I know not of the early trading history of Mssrs Carhart and Iwanowski, and/or what lessons they'd learned or troubles they'd encountered before 2007's unwelcome spanking. Some, such as AQR have been caned so badly before that even a low double-digit negative year entirely consistent with prevailing factor movements is barely a cause for concern except insofar as one must assuage general investor fear and rote questions. In my time, I've seen the gamut, and the saddest thing to witness is those whose egos are so visibly effected that their subsequent confidence and judgment becomes irreparably compromised. The vision of Tom Cruise, in "Top Gun" unable to "engage the enemy", and avoiding risk after he scorched his plane killing his co-pilot due to his own overly-aggressive error (and some jet-wash) vaults most poignantly to mind. Professional help is often required. In the world of high water marks, such fear of engagement is all too often, terminal.
In their Q3 letter, they said that in the future they'll be employing less leverage. For everything that happened in late July and August, the world is not THAT different or that much more risky for their strategies. There always is a right gearing and a wrong gearing for a strategy or a portfolio of strategies. The risk that volatility would rise again from unnaturally low levels was always there, whether folks chose to ignore it or not.

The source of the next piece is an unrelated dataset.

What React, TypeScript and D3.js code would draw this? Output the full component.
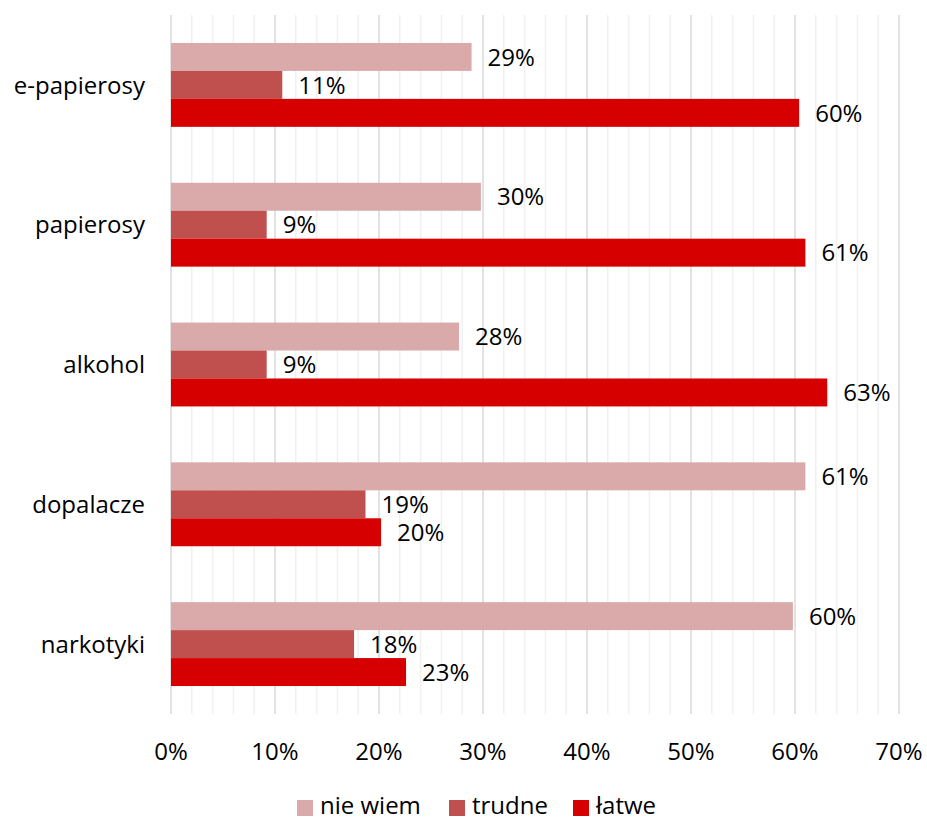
import React from "react";
import * as d3 from "d3";

const categories = ["e-papierosy", "papierosy", "alkohol", "dopalacze", "narkotyki"];
const seriesNames = ["nie wiem", "trudne", "łatwe"];
const nieWiem = [28.9, 29.8, 27.7, 61.0, 59.8];
const trudne = [10.7, 9.2, 9.2, 18.7, 17.6];
const latwe = [60.4, 61.0, 63.1, 20.2, 22.6];
const seriesColors = ["#DAAAAA", "#C0504D", "#D60000"];
const xTicks = [0, 10, 20, 30, 40, 50, 60, 70];

const W = 927;
const H = 818;
const left = 171;
const right = 899;
const top = 15;
const bottom = 714;
const FONT = "'Open Sans', sans-serif";
const FS = 24;

export default function App() {
  const series = [nieWiem, trudne, latwe];
  const x = d3.scaleLinear().domain([0, 70]).range([left, right]);
  const y = d3
    .scaleBand<string>()
    .domain(categories)
    .range([top, bottom])
    .paddingInner(0.4)
    .paddingOuter(0.2);
  const inner = d3
    .scaleBand<string>()
    .domain(seriesNames)
    .range([0, y.bandwidth()]);
  const minor = d3.range(0, 70.001, 2).filter((v) => Math.round(v) % 10 !== 0);

  const legendX = [297, 449, 573];

  return (
    <svg
      width={W}
      height={H}
      style={{ position: "absolute", left: 0, top: 0, background: "#fff" }}
      fontFamily={FONT}
    >
      <rect x={0} y={0} width={W} height={H} fill="#fff" />
      {minor.map((v) => (
        <line key={"m" + v} x1={x(v)} x2={x(v)} y1={top} y2={bottom} stroke="#F0F0F0" strokeWidth={1.5} />
      ))}
      {xTicks.map((v) => (
        <line key={"g" + v} x1={x(v)} x2={x(v)} y1={top} y2={bottom} stroke="#D9D9D9" strokeWidth={1.5} />
      ))}
      {categories.map((c, ci) => (
        <g key={c}>
          {series.map((s, si) => {
            const yy = (y(c) as number) + (inner(seriesNames[si]) as number);
            const h = inner.bandwidth();
            return (
              <g key={si}>
                <rect x={x(0)} y={yy} width={x(s[ci]) - x(0)} height={h} fill={seriesColors[si]} />
                <text x={x(s[ci]) + 16} y={yy + h / 2} dy="0.36em" fontSize={FS} fill="#000">
                  {Math.round(s[ci]) + "%"}
                </text>
              </g>
            );
          })}
          <text
            x={145}
            y={(y(c) as number) + y.bandwidth() / 2}
            dy="0.36em"
            textAnchor="end"
            fontSize={FS}
            fill="#000"
          >
            {c}
          </text>
        </g>
      ))}
      {xTicks.map((v) => (
        <text key={"t" + v} x={x(v)} y={751} dy="0.36em" textAnchor="middle" fontSize={FS} fill="#000">
          {v + "%"}
        </text>
      ))}
      {seriesNames.map((n, i) => (
        <g key={n}>
          <rect x={legendX[i]} y={800} width={16} height={16} fill={seriesColors[i]} />
          <text x={legendX[i] + 23} y={805} dy="0.36em" fontSize={FS} fill="#000">
            {n}
          </text>
        </g>
      ))}
    </svg>
  );
}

On the surface, with a +40% in CY06, and Global Alpha's admittedly too-high prevailing leverage in 2007, their decision to ignore it appears self evident (in this commentators opinion). And so the question remains: Is this decision to de-leverage (going forward) a de-facto mea-culpa of massive pilot error or a reflection that the managers (personally) and their GS overlords (perhaps also reflected by their decision NOT to pony up further) no longer have the stomach for the strategy risk?? Food for thought.